Background
From Reconquista to Tanegashima: How a Crusade on the Iberian Frontier Led to a Beach in Japan
The five-century chain of holy wars, navigational gambles, spice monopolies, and strategic overreach that put Portuguese merchants on the shores of an island they didn’t know existed
In 1543, Portuguese traders washed ashore on the island of Tanegashima at the southern tip of the Japanese archipelago. They carried matchlock arquebuses. They had no idea where they were. And they had arrived at the farthest point that any Western European had ever reached by sailing east.
It is tempting to treat that landing as a thunderbolt, an event that simply happened, the way storms happen. But the arrival of the Portuguese in Japan was not an accident of weather, however much the immediate circumstances involved a storm-blown Chinese junk. It was the final link in a chain that stretched back nearly five centuries, to a time when Portugal did not yet exist as a country, when Lisbon was a Muslim city, and when the idea of sailing to Asia would have seemed as plausible as sailing to the moon.
To understand how those three men ended up on a beach in southern Kyūshū, you need to understand the Reconquista, the centuries-long holy war that forged Portugal into a nation of soldiers, sailors, and profoundly determined opportunists. You need to understand the navigational revolution that turned a kingdom of a million people into the proprietors of a global maritime empire. And you need to understand the chain of fortified ports, captured chokepoints, and calculated violence that carried Portuguese ships to the Atlantic coast of Africa, to the Strait of Malacca and, finally, into waters where no European had ever sailed.
Part I
A Nation Forged in Holy War
Portugal was, in the most literal sense, a product of the Reconquista. The kingdom did not pre-exist the crusade and then decide to participate in it. The crusade created the kingdom.
The systematic military effort to reclaim the western Iberian Peninsula from Muslim rule began in earnest in the mid-eleventh century. Fernando I of León and Castile, called “the Great” with the kind of confidence that only medieval chroniclers possessed, launched offensives that captured Lamego and Viseu in 1055 and, after a grinding six-month siege, the strategically vital city of Coimbra in 1064. These were not tidy diplomatic transfers. They were brutal frontier wars fought over terrain that had changed hands multiple times within living memory, in a society where the distinction between a military campaign and a cattle raid was often a matter of scale rather than kind.

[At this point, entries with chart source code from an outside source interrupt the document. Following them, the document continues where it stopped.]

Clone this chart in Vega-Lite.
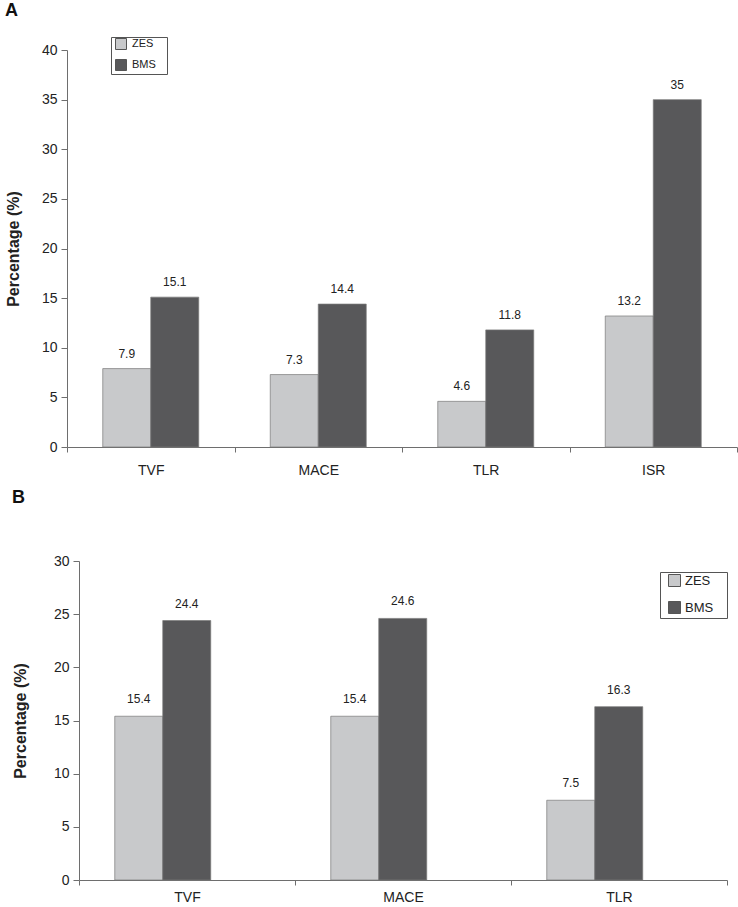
{
  "$schema": "https://vega.github.io/schema/vega-lite/v6.json",
  "padding": {"left": 5, "top": 1, "right": 0, "bottom": 0},
  "background": "white",
  "spacing": 12,
  "config": {
    "font": "Liberation Sans",
    "view": {"stroke": null},
    "axis": {
      "domainColor": "#6e6e6e",
      "tickColor": "#6e6e6e",
      "labelColor": "#222222",
      "labelFont": "Liberation Sans",
      "labelFontSize": 14,
      "titleFont": "Liberation Sans",
      "titleFontSize": 16,
      "titleFontWeight": "bold",
      "titleColor": "#222222",
      "grid": false
    },
    "legend": {
      "labelFont": "Liberation Sans",
      "labelColor": "#222222",
      "strokeColor": "#555555",
      "symbolType": "square",
      "symbolStrokeColor": "#555555",
      "symbolStrokeWidth": 1,
      "symbolOpacity": 1
    }
  },
  "resolve": {
    "scale": {"color": "independent", "x": "independent", "y": "independent"},
    "legend": {"color": "independent"}
  },
  "vconcat": [
    {
      "title": {"text": "A", "anchor": "start", "frame": "group", "dx": -74, "offset": 17, "fontSize": 18, "fontWeight": "bold", "color": "#111111"},
      "width": 658,
      "height": 397,
      "data": {
        "values": [
          {"outcome": "TVF", "group": "ZES", "value": 7.9},
          {"outcome": "TVF", "group": "BMS", "value": 15.1},
          {"outcome": "MACE", "group": "ZES", "value": 7.3},
          {"outcome": "MACE", "group": "BMS", "value": 14.4},
          {"outcome": "TLR", "group": "ZES", "value": 4.6},
          {"outcome": "TLR", "group": "BMS", "value": 11.8},
          {"outcome": "ISR", "group": "ZES", "value": 13.2},
          {"outcome": "ISR", "group": "BMS", "value": 35}
        ]
      },
      "encoding": {
        "x": {
          "field": "outcome", "type": "nominal", "sort": ["TVF", "MACE", "TLR", "ISR"],
          "scale": {"paddingInner": 0, "paddingOuter": 0, "range": [-12, 658]},
          "axis": {"title": null, "labelAngle": 0, "tickBand": "extent", "tickSize": 5, "labelPadding": 11}
        },
        "xOffset": {
          "field": "group", "type": "nominal", "sort": ["ZES", "BMS"],
          "scale": {"paddingInner": 0, "paddingOuter": 0.745}
        },
        "y": {
          "field": "value", "type": "quantitative",
          "scale": {"domain": [0, 40], "nice": false},
          "axis": {"title": "Percentage (%)", "offset": 12, "values": [0, 5, 10, 15, 20, 25, 30, 35, 40], "tickSize": 6, "labelPadding": 4, "titlePadding": 20}
        }
      },
      "layer": [
        {
          "mark": {"type": "bar", "stroke": "#7a7a7a", "strokeWidth": 0.7},
          "encoding": {
            "color": {
              "field": "group", "type": "nominal",
              "scale": {"domain": ["ZES", "BMS"], "range": ["#c8c9cb", "#58585a"]},
              "legend": {"title": null, "orient": "none", "legendX": 32, "legendY": -13, "padding": 1, "rowPadding": 5, "labelFontSize": 11, "symbolSize": 121, "labelOffset": 5, "symbolOffset": 3, "labelExpr": "datum.label + '\u00a0\u00a0\u00a0\u200b'"}
            }
          }
        },
        {
          "mark": {"type": "text", "dy": -15, "fontSize": 12, "color": "#222222"},
          "encoding": {"text": {"field": "value", "type": "quantitative"}}
        }
      ]
    },
    {
      "title": {"text": "B", "anchor": "start", "frame": "group", "dx": -67, "offset": 47, "fontSize": 18, "fontWeight": "bold", "color": "#111111"},
      "width": 648,
      "height": 319,
      "data": {
        "values": [
          {"outcome": "TVF", "group": "ZES", "value": 15.4},
          {"outcome": "TVF", "group": "BMS", "value": 24.4},
          {"outcome": "MACE", "group": "ZES", "value": 15.4},
          {"outcome": "MACE", "group": "BMS", "value": 24.6},
          {"outcome": "TLR", "group": "ZES", "value": 7.5},
          {"outcome": "TLR", "group": "BMS", "value": 16.3}
        ]
      },
      "encoding": {
        "x": {
          "field": "outcome", "type": "nominal", "sort": ["TVF", "MACE", "TLR"],
          "scale": {"paddingInner": 0, "paddingOuter": 0},
          "axis": {"title": null, "labelAngle": 0, "tickBand": "extent", "tickSize": 5, "labelPadding": 5}
        },
        "xOffset": {
          "field": "group", "type": "nominal", "sort": ["ZES", "BMS"],
          "scale": {"paddingInner": 0, "paddingOuter": 0.742}
        },
        "y": {
          "field": "value", "type": "quantitative",
          "scale": {"domain": [0, 30], "nice": false},
          "axis": {"title": "Percentage (%)", "values": [0, 5, 10, 15, 20, 25, 30], "tickSize": 6, "labelPadding": 4, "titlePadding": 25}
        }
      },
      "layer": [
        {
          "mark": {"type": "bar", "stroke": "#7a7a7a", "strokeWidth": 0.7},
          "encoding": {
            "color": {
              "field": "group", "type": "nominal",
              "scale": {"domain": ["ZES", "BMS"], "range": ["#c8c9cb", "#58585a"]},
              "legend": {"title": null, "orient": "none", "legendX": 581, "legendY": 11, "padding": 2, "rowPadding": 10, "labelFontSize": 13, "symbolSize": 144, "labelOffset": 4, "symbolOffset": 6, "labelExpr": "datum.label + '\u00a0\u00a0\u00a0\u200b'"}
            }
          }
        },
        {
          "mark": {"type": "text", "dy": -17, "fontSize": 12, "color": "#222222"},
          "encoding": {"text": {"field": "value", "type": "quantitative"}}
        }
      ]
    }
  ]
}
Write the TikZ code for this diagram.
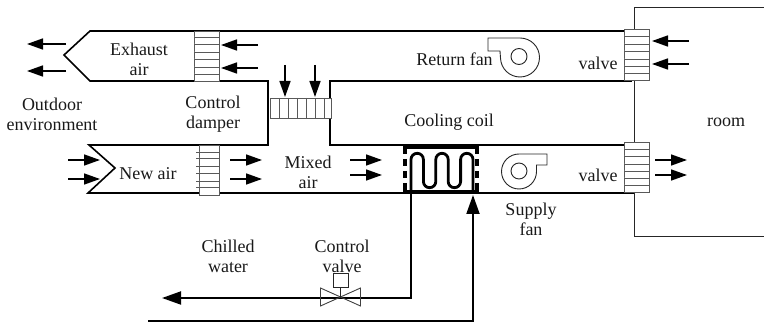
\documentclass[tikz,border=0pt]{standalone}
\usepackage{fontspec}
\setmainfont{Liberation Serif}
\usetikzlibrary{arrows.meta}
\tikzset{
  duct/.style={line width=1.6pt,black,line join=miter},
  thinline/.style={line width=0.9pt,black!85},
  damper/.style={line width=0.9pt,black!65,fill=white},
  flow/.style={line width=1.5pt,-{Triangle[length=16pt,width=11pt]}},
  pipe/.style={line width=1.9pt},
  pipearrow/.style={pipe,-{Triangle[length=19pt,width=13pt]}},
  label/.style={font=\fontsize{18}{20}\selectfont,align=center,inner sep=0pt,text=black!90},
  coilframe/.style={line width=3.6pt},
  coilside/.style={line width=3.6pt,dash pattern=on 7pt off 5pt},
  coiltube/.style={line width=2.8pt}
}
\newcommand{\flowarrow}[5]{%
  \coordinate (#1-a) at (#2,#3); \coordinate (#1-b) at (#4,#5);
  \draw[flow] (#1-a) -- (#1-b);}
\begin{document}
\begin{tikzpicture}[x=1pt,y=-1pt]
\useasboundingbox (0,0) rectangle (764,323);
% ducts
\draw[duct] (624,31) -- (90,31) -- (64,55) -- (90,81) -- (268,81) -- (268,145) -- (89,145) -- (115,168) -- (88,193) -- (634,193);
\draw[duct] (632,81) -- (330,81) -- (330,145) -- (624,145);
% room
\draw[thinline] (764,7) -- (634,7) -- (634,29);
\draw[thinline] (634,80) -- (634,142);
\draw[thinline] (634,192) -- (634,236) -- (764,236);
% exhaust damper
\draw[damper] (194,31) rectangle (219,81);
\foreach \y in {37,44,52,59,67,74} \draw[damper] (194,\y) -- (219,\y);
% new air damper
\draw[damper] (199,145) rectangle (219,195);
\foreach \y in {152,158,166,173,181,187} \draw[damper] (196,\y) -- (219,\y);
% mixing damper
\draw[damper] (270,98) rectangle (331,118);
\foreach \x in {279,288,297,306,315,324} \draw[damper] (\x,98) -- (\x,118);
% room valves
\draw[damper] (624,29) rectangle (649,80);
\foreach \y in {36,44,51,59,66,73} \draw[damper] (624,\y) -- (649,\y);
\draw[damper] (624,142) rectangle (649,192);
\foreach \y in {149,156,164,171,178,185} \draw[damper] (624,\y) -- (649,\y);
% flow arrows
\flowarrow{e1}{66}{44}{27}{44}
\flowarrow{e2}{66}{71}{27}{71}
\flowarrow{r1}{258}{45}{221}{45}
\flowarrow{r2}{258}{68}{221}{68}
\flowarrow{d1}{285}{65}{285}{97}
\flowarrow{d2}{315}{65}{315}{97}
\flowarrow{n1}{68}{160}{100}{160}
\flowarrow{n2}{68}{179}{100}{179}
\flowarrow{m1}{230}{160}{262}{160}
\flowarrow{m2}{230}{179}{262}{179}
\flowarrow{c1}{350}{160}{382}{160}
\flowarrow{c2}{350}{175}{382}{175}
\flowarrow{v1}{689}{41}{652}{41}
\flowarrow{v2}{689}{64}{652}{64}
\flowarrow{s1}{655}{160}{687}{160}
\flowarrow{s2}{655}{175}{687}{175}
% return fan
\draw[thinline] (488,38) -- (520,38) arc[start angle=-90,end angle=178,radius=19.5] -- (500,51) -- (488,51) -- cycle;
\draw[thinline] (519,56.5) circle[radius=8];
% supply fan
\draw[thinline] (547,154) -- (519,154) arc[start angle=-90,end angle=-270,radius=17.5] arc[start angle=90,end angle=0,radius=17.5] -- (536.5,165) -- (547,165) -- cycle;
\draw[thinline] (519,171) circle[radius=8];
% cooling coil
\draw[coilframe] (403,147) -- (479,147);
\draw[coilframe] (403,192) -- (479,192);
\draw[coilside] (405,147) -- (405,193);
\draw[coilside] (477,147) -- (477,193);
\coordinate (coilin) at (411,192);
\coordinate (coilout) at (473,192);
\draw[coiltube] (coilin) -- (411,159.5) arc[start angle=180,end angle=360,radius=6.2] -- (423.4,181.5) arc[start angle=180,end angle=0,radius=6.2] -- (435.8,159.5) arc[start angle=180,end angle=360,radius=6.2] -- (448.2,181.5) arc[start angle=180,end angle=0,radius=6.2] -- (460.6,159.5) arc[start angle=180,end angle=360,radius=6.2] -- (coilout);
% control valve
\node[draw,thinline,minimum width=15pt,minimum height=14pt,inner sep=0pt] (act) at (340.5,280) {};
\coordinate (vc) at (340.5,298);
\coordinate (chw-out) at (162,298);
\coordinate (chw-in) at (148,321);
\coordinate (chw-corner1) at (411,298);
\coordinate (chw-corner2) at (473,321);
\draw[pipe] (coilin) -- (chw-corner1) -- (vc);
\draw[pipearrow] (vc) -- (chw-out);
\draw[pipearrow] (chw-in) -- (chw-corner2) -- (473,195);
\draw[line width=0.9pt,black!75] (320.5,288) -- (360.5,306) -- (360.5,288) -- (320.5,306) -- cycle;
\draw[thinline] (act.south) -- (vc);
% labels
\node[label] (t1) at (139,59) {Exhaust\\air};
\node[label] (t2) at (52,114.5) {Outdoor\\environment};
\node[label] (t3) at (213,114.5) {Control\\damper};
\node[label] (t4) at (148,174) {New air};
\node[label] (t5) at (308,172) {Mixed\\air};
\node[label] (t6) at (454.5,59.5) {Return fan};
\node[label] (t7) at (598,63) {valve};
\node[label] (t8) at (449,122.5) {Cooling coil};
\node[label] (t9) at (726,122) {room};
\node[label] (t10) at (598,175) {valve};
\node[label] (t11) at (531,219.5) {Supply\\fan};
\node[label] (t12) at (228,256.5) {Chilled\\water};
\node[label] (t13) at (342,256.5) {Control\\valve};
\end{tikzpicture}
\end{document}
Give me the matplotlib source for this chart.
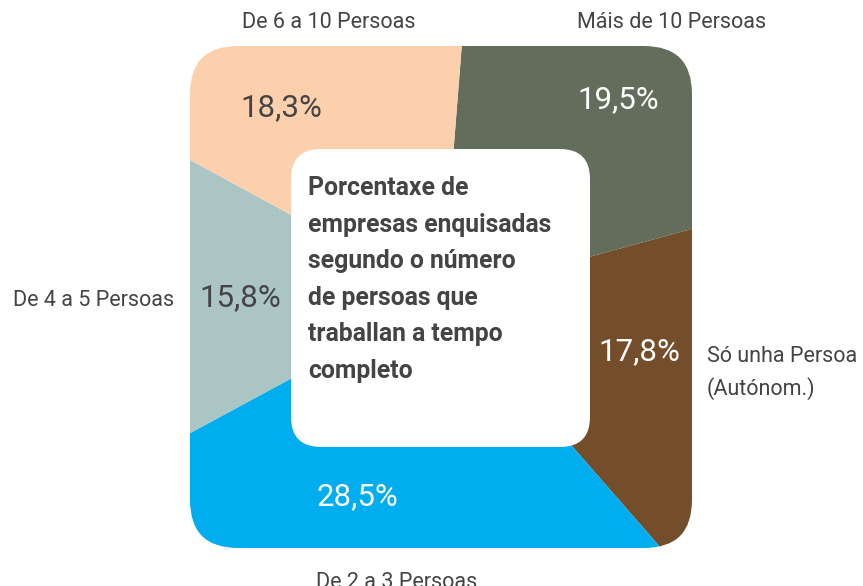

The man who turned these frontier gains into a nation was Afonso Henriques. In 1128, he defeated his own mother, Infanta Teresa, who governed the County of Portugal as a vassal of León, and her Galician allies at the Battle of São Mamede, a family dispute that doubled as a war of independence. Having disposed of the maternal obstacle, he turned south. In 1139, he won a victory over Muslim forces at the Battle of Ourique so decisive that he began styling himself King of Portugal, a title that no one had authorised and that he would spend the next four decades daring anyone to challenge.
His most spectacular year was 1147. In March, he took Santarém in a surprise night assault. In October, he besieged Lisbon. Afonso enlisted the help of a motley fleet of northern European crusaders who happened to be passing through on their way to the Second Crusade. These were Englishmen, Flemings, Germans, and Normans who had stopped in Porto, heard there was a Muslim city to sack, and decided that a detour through Portugal was close enough to the Holy Land to count. The siege lasted seventeen weeks. Lisbon fell. The crusaders who stayed were given land.
By 1250, Portugal had completed its territorial reconquest, a full two and a half centuries before Spain managed the same feat with the fall of Granada in 1492. The speed mattered. It meant that Portugal ran out of Muslims to fight long before it ran out of soldiers who wanted to fight them, and this surplus of armed, religiously motivated men with no domestic frontier left to conquer would drive what happened next.
Part II
The Warrior Class and Its Restless Energy
The centuries of frontier warfare had produced a society in which military prowess was the fundamental currency of legitimacy. The Portuguese nobility viewed themselves as a warrior caste whose right to land, title, and influence derived not from administrative competence or inherited wealth in the abstract, but from the concrete act of taking territory from the enemies of Christ. Late thirteenth-century genealogical texts, the Livro Velho de Linhagens, compiled around 1290, attributed the very founding of the kingdom to the military conquests of five great noble lineages. In this telling, Portugal was not a state that happened to wage war. It was a war that happened to produce a state.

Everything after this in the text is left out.